Milan's chronic housing shortage has ignited a sharp disagreement among the officials and experts steering the city's urban future, with competing visions emerging for how to tackle affordability while maintaining economic vitality in Europe's fashion capital.
The flashpoint centres on proposals for the Porta Romana and Navigli districts, where regeneration projects have pushed average rents to €1,800–€2,200 monthly for two-bedroom apartments—a 34% increase since 2022, according to municipal housing data released in April. The Politecnico di Milano's Urban Planning Institute recently warned that the city risks becoming a "two-tier housing market" favouring wealthy professionals and international investors while displacing long-term residents.

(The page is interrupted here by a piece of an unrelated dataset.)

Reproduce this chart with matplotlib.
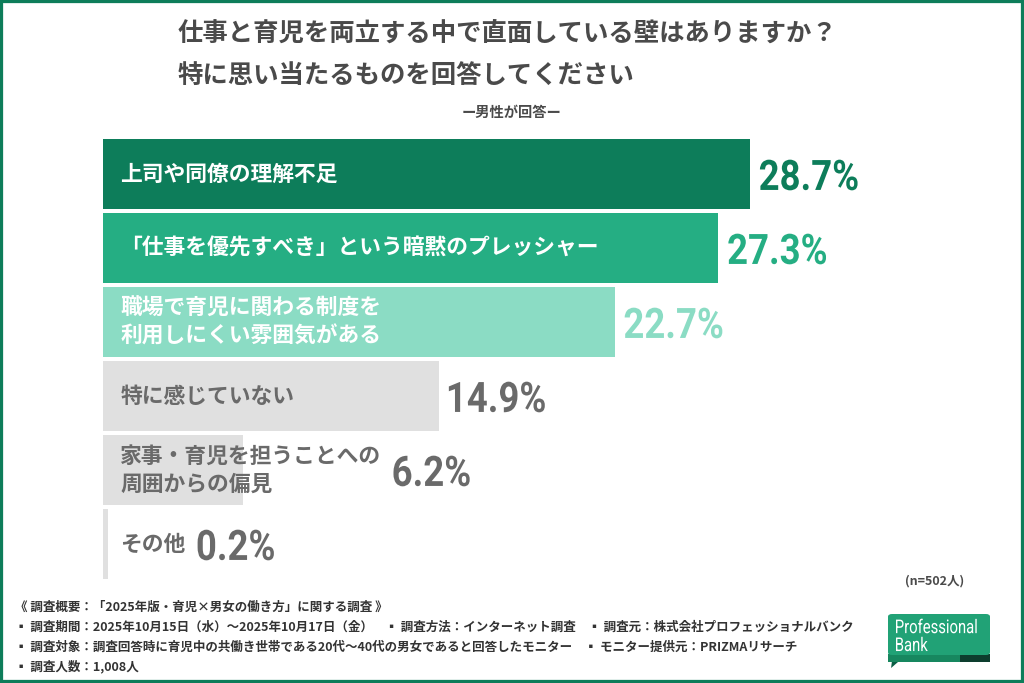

City councillors pushing for density and market-rate development argue Milan must remain competitive globally. "We cannot freeze Milan in time," said one senior administrator during a June planning committee session, emphasizing that restrictive zoning discourages investment in transit-adjacent neighbourhoods like Porta Garibaldi. Supporters of this approach point to successful mixed-income projects along the redeveloped Lambro riverfront as models.
Yet housing advocates and heritage-conscious planners counter that rapid gentrification is eroding Milan's social fabric. The Milan Housing Network, a coalition of non-profits and grassroots organizations, has called for mandatory affordable-unit quotas—arguing that 30% of new residential development should serve households earning less than €35,000 annually. "Without intervention, working families will be pushed to satellite towns an hour away," a Network spokesperson said during a packed June forum at the Società Umanitaria cultural centre.

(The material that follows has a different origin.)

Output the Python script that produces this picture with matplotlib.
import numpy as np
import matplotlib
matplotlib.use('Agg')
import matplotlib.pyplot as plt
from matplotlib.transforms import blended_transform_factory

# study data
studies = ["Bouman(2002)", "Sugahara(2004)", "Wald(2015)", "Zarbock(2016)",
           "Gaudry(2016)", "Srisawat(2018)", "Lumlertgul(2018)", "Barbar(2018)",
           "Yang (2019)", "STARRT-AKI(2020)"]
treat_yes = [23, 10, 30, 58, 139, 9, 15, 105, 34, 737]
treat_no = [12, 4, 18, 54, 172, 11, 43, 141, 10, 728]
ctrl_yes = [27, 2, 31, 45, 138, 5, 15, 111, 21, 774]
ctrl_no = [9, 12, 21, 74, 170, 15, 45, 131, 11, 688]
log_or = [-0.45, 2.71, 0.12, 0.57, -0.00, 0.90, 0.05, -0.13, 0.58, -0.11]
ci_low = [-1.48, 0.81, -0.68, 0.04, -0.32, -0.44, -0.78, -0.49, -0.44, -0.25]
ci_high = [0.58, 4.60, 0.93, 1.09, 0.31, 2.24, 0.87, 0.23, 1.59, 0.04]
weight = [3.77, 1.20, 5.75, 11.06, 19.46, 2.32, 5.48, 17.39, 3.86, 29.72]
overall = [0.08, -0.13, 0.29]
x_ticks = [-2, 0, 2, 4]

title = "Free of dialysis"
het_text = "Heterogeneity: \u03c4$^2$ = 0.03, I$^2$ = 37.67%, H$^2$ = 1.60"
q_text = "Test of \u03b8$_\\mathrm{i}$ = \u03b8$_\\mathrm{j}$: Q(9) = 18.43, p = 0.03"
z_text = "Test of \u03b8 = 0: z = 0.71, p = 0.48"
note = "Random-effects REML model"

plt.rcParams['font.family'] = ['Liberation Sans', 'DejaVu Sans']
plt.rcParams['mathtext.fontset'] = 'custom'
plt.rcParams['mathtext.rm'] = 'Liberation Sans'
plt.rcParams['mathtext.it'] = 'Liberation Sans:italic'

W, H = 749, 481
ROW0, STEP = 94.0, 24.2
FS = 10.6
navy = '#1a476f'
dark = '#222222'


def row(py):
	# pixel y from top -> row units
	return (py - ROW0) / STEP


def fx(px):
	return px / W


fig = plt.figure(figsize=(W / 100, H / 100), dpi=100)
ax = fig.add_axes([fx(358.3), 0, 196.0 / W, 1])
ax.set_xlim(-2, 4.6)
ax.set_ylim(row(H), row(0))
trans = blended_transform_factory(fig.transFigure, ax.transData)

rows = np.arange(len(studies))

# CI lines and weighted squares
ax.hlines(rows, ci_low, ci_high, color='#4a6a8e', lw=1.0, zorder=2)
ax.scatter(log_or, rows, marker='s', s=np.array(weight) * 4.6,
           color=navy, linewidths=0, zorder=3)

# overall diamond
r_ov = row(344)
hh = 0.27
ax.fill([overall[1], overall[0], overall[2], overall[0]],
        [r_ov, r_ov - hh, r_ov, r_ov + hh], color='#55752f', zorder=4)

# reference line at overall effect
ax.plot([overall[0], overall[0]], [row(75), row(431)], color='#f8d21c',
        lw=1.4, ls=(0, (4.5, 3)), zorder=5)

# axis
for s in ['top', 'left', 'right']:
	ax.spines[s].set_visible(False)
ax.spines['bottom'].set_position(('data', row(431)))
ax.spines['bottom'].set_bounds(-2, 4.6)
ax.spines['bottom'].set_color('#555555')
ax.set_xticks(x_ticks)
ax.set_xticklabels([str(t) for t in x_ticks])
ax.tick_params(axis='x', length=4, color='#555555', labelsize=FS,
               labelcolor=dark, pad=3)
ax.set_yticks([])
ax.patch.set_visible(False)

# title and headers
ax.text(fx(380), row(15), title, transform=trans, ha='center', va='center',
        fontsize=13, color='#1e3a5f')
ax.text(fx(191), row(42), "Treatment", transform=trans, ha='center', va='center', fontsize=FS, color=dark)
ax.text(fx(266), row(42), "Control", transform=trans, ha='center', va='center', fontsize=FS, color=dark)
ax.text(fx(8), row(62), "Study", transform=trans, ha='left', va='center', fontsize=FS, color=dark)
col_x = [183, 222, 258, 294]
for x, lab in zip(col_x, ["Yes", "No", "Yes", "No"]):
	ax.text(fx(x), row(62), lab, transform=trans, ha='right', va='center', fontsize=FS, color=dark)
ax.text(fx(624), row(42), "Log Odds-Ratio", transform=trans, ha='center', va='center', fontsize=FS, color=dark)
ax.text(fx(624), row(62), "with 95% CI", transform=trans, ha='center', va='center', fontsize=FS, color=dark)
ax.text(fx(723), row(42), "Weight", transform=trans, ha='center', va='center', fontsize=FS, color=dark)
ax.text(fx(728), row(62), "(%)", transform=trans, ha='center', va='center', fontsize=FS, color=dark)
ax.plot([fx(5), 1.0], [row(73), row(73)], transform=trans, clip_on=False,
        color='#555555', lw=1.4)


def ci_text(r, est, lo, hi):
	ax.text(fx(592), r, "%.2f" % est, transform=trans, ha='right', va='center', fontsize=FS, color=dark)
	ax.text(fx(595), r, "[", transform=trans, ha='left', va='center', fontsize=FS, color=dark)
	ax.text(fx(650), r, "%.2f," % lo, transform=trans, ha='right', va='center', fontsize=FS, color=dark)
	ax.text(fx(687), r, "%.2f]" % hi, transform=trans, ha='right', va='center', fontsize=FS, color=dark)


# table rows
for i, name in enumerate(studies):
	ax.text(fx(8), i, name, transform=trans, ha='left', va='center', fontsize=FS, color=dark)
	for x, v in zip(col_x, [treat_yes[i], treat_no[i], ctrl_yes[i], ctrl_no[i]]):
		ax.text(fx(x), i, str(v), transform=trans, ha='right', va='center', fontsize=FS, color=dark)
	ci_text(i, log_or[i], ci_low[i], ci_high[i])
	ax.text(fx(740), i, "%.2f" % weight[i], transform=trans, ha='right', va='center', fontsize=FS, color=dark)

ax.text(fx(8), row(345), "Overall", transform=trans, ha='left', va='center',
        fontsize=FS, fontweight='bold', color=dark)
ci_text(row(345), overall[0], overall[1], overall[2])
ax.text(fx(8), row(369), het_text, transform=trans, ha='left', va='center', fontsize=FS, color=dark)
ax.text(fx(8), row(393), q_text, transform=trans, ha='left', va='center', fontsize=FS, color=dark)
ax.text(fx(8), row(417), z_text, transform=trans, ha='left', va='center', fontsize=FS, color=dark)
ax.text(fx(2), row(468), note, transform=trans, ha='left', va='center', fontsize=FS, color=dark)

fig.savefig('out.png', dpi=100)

Architects commissioned to study long-term solutions have proposed unconventional remedies: converting underused office space in the financial district east of Via Torino; expediting permits for co-housing projects; and leveraging unused municipal properties around the Greco and Turro stations. These proposals have won cautious support from the regional government, though implementation remains uncertain.

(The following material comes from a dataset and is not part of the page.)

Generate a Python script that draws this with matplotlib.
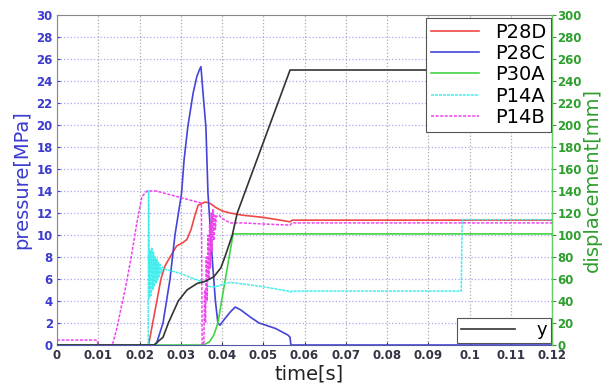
import matplotlib
matplotlib.use('Agg')
import matplotlib.pyplot as plt

# P28D (red)
t_p28d = [0, 0.0222, 0.0242, 0.0252, 0.0262, 0.0274, 0.0290, 0.0305, 0.0315, 0.0325, 0.0333,
          0.0342, 0.0359, 0.0370, 0.0385, 0.0400, 0.0419, 0.0450, 0.0500, 0.0565, 0.0570, 0.0980, 0.12]
v_p28d = [0, 0, 4.0, 6.0, 7.2, 8.0, 9.0, 9.3, 9.6, 10.5, 11.6,
          12.7, 13.0, 12.9, 12.5, 12.2, 12.0, 11.8, 11.6, 11.2, 11.35, 11.35, 11.35]

# P28C (blue)
t_p28c = [0, 0.0240, 0.0257, 0.0274, 0.0286, 0.0302, 0.0308, 0.0317, 0.0330, 0.0339, 0.0345,
          0.0349, 0.0354, 0.0361, 0.0366, 0.0376, 0.0384, 0.0390, 0.0395, 0.0405, 0.0420,
          0.0432, 0.0445, 0.0470, 0.0490, 0.0530, 0.0560, 0.0565, 0.0567, 0.12]
v_p28c = [0, 0, 2.0, 6.0, 10.0, 13.8, 16.8, 19.8, 22.9, 24.4, 25.0,
          25.3, 22.9, 19.8, 13.8, 8.0, 4.0, 2.0, 1.8, 2.3, 3.0,
          3.45, 3.2, 2.5, 2.0, 1.5, 0.9, 0.7, 0, 0]

# P30A (green)
t_p30a = [0, 0.0355, 0.0370, 0.0380, 0.0390, 0.0400, 0.0410, 0.0420, 0.0427, 0.12]
v_p30a = [0, 0, 0.3, 0.9, 2.0, 4.2, 6.4, 8.6, 10.1, 10.1]

# P14A (cyan)
t_p14a = [0, 0.0221, 0.0222, 0.0224, 0.0226, 0.0228, 0.0230, 0.0232, 0.0234, 0.0236, 0.0238,
          0.0240, 0.0242, 0.0244, 0.0246, 0.0248, 0.0250, 0.0253, 0.0256, 0.0260, 0.0270,
          0.0280, 0.0300, 0.0320, 0.0340, 0.0355, 0.0370, 0.0385, 0.0400, 0.0420, 0.0460,
          0.0500, 0.0530, 0.0560, 0.0565, 0.0570, 0.0980, 0.0982, 0.12]
v_p14a = [0, 0, 14.0, 4.2, 8.6, 4.5, 8.8, 5.0, 8.4, 5.3, 8.0,
          5.6, 7.8, 5.9, 7.5, 6.2, 7.3, 6.5, 7.1, 6.9, 6.8,
          6.7, 6.5, 6.2, 5.9, 5.7, 5.3, 5.3, 5.5, 5.7, 5.5,
          5.3, 5.1, 4.9, 4.8, 4.9, 4.9, 11.4, 11.4]

# P14B (magenta)
t_p14b = [0, 0.0097, 0.0100, 0.0128, 0.0135, 0.0145, 0.0155, 0.0165, 0.0180, 0.0193, 0.0206,
          0.0218, 0.0240, 0.0270, 0.0300, 0.0330, 0.0350, 0.0352, 0.0356, 0.0358, 0.0360,
          0.0362, 0.0364, 0.0366, 0.0368, 0.0370, 0.0372, 0.0374, 0.0376, 0.0378, 0.0380,
          0.0382, 0.0384, 0.0386, 0.0393, 0.0400, 0.0420, 0.0450, 0.0500, 0.0565, 0.0570, 0.12]
v_p14b = [0.45, 0.45, 0, 0, 0.1, 1.5, 3.3, 5.0, 8.0, 11.0, 13.5,
          14.0, 14.0, 13.7, 13.4, 13.1, 12.9, 0, 0.2, 5.0, 2.0,
          8.0, 4.0, 10.0, 6.0, 11.0, 7.0, 12.0, 8.5, 12.3, 9.5,
          11.8, 10.5, 11.7, 11.8, 11.5, 11.1, 11.1, 11.0, 10.9, 11.1, 11.1]

# y displacement (black)
t_y = [0, 0.0235, 0.0257, 0.0270, 0.0294, 0.0315, 0.0340, 0.0360, 0.0380, 0.0397, 0.0407,
       0.0425, 0.0437, 0.0565, 0.12]
v_y = [0, 0, 7, 20, 40, 50, 56, 58, 62, 70, 80,
       100, 120, 250, 250]

xticks = [0, 0.01, 0.02, 0.03, 0.04, 0.05, 0.06, 0.07, 0.08, 0.09, 0.1, 0.11, 0.12]
xtick_labels = ['0', '0.01', '0.02', '0.03', '0.04', '0.05', '0.06', '0.07', '0.08', '0.09', '0.1', '0.11', '0.12']

fig = plt.figure(figsize=(6.15, 3.85), dpi=100)
ax = fig.add_axes([57 / 615, 40 / 385, 495 / 615, 330 / 385])
ax2 = ax.twinx()

blue_txt = '#3b3bd0'
green_txt = '#2e9e2e'

# grid
for x in xticks:
    ax.axvline(x, color='#aaaaaa', linestyle=':', linewidth=0.9, zorder=0)
for yv in range(2, 30, 2):
    ax.axhline(yv, color='#a8a8f0', linestyle=':', linewidth=0.9, zorder=0)

ax.plot(t_p28d, v_p28d, color='#f04848', lw=1.2, label='P28D')
ax.plot(t_p28c, v_p28c, color='#4444d8', lw=1.2, label='P28C')
ax.plot(t_p30a, v_p30a, color='#44d444', lw=1.2, label='P30A')
ax.plot(t_p14a, v_p14a, color='#44eeee', lw=1.1, linestyle=(0, (2, 0.6)), label='P14A')
ax.plot(t_p14b, v_p14b, color='#ee44ee', lw=1.1, linestyle=(0, (2, 1)), label='P14B')

ax2.plot(t_y, v_y, color='#333333', lw=1.2, label='y')

ax.set_xlim(0, 0.12)
ax.set_ylim(0, 30)
ax2.set_ylim(0, 300)

ax.set_xticks(xticks)
ax.set_xticklabels(xtick_labels)
ax.set_yticks(range(0, 31, 2))
ax2.set_yticks(range(0, 301, 20))

ax.tick_params(axis='x', colors='#333344', labelsize=8.5, direction='in', length=2, pad=3)
ax.tick_params(axis='y', colors=blue_txt, labelsize=8.5, direction='in', length=2, pad=3)
ax2.tick_params(axis='y', colors=green_txt, labelsize=8.5, direction='out', length=3, pad=1)
for lab in ax.get_xticklabels() + ax.get_yticklabels() + ax2.get_yticklabels():
    lab.set_fontweight('bold')

ax.set_xlabel('time[s]', fontsize=14, color='#222222')
ax.set_ylabel('pressure[MPa]', fontsize=14, color=blue_txt)
ax2.set_ylabel('displacement[mm]', fontsize=14, color=green_txt)
ax.xaxis.set_label_coords(0.51, -0.058)
ax.yaxis.set_label_coords(-0.052, 0.5)
ax2.yaxis.set_label_coords(1.063, 0.5)

for s in ['top', 'left']:
    ax.spines[s].set_color('#888888')
ax.spines['bottom'].set_color('#5555aa')
ax2.spines['right'].set_color('#66cc66')
ax2.spines['top'].set_visible(False)
ax2.spines['left'].set_visible(False)
ax2.spines['bottom'].set_visible(False)

h1, l1 = ax.get_legend_handles_labels()
leg1 = ax2.legend(h1, l1, loc='upper right', bbox_to_anchor=(0.998, 0.992), fontsize=14,
                  labelspacing=0.12, handlelength=2.5, handletextpad=0.8, borderaxespad=0,
                  fancybox=False, edgecolor='#555555', framealpha=1, borderpad=0.25)
leg1.get_frame().set_linewidth(0.8)
ax2.add_artist(leg1)
h2, l2 = ax2.get_legend_handles_labels()
leg2 = ax2.legend(h2, l2, loc='lower right', bbox_to_anchor=(0.998, 0.006), fontsize=13,
                  handlelength=3.0, handletextpad=1.2, borderaxespad=0, fancybox=False,
                  edgecolor='#555555', framealpha=1, borderpad=0.2)
leg2.get_frame().set_linewidth(0.8)

plt.savefig('out.png', dpi=100)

The debate intensified after the municipal administration rejected a major developer's proposal for 450 market-rate units near Porta Lodovica, citing insufficient public housing commitments. The decision signals a shifting political wind, though observers note the city still lacks a unified master plan addressing the full spectrum of housing needs.
As Milan braces for Expo 2030, officials acknowledge the urgency. "We have perhaps two years to establish frameworks that prevent wholesale displacement," warned one planning director. Whether consensus emerges before the next electoral cycle remains an open question.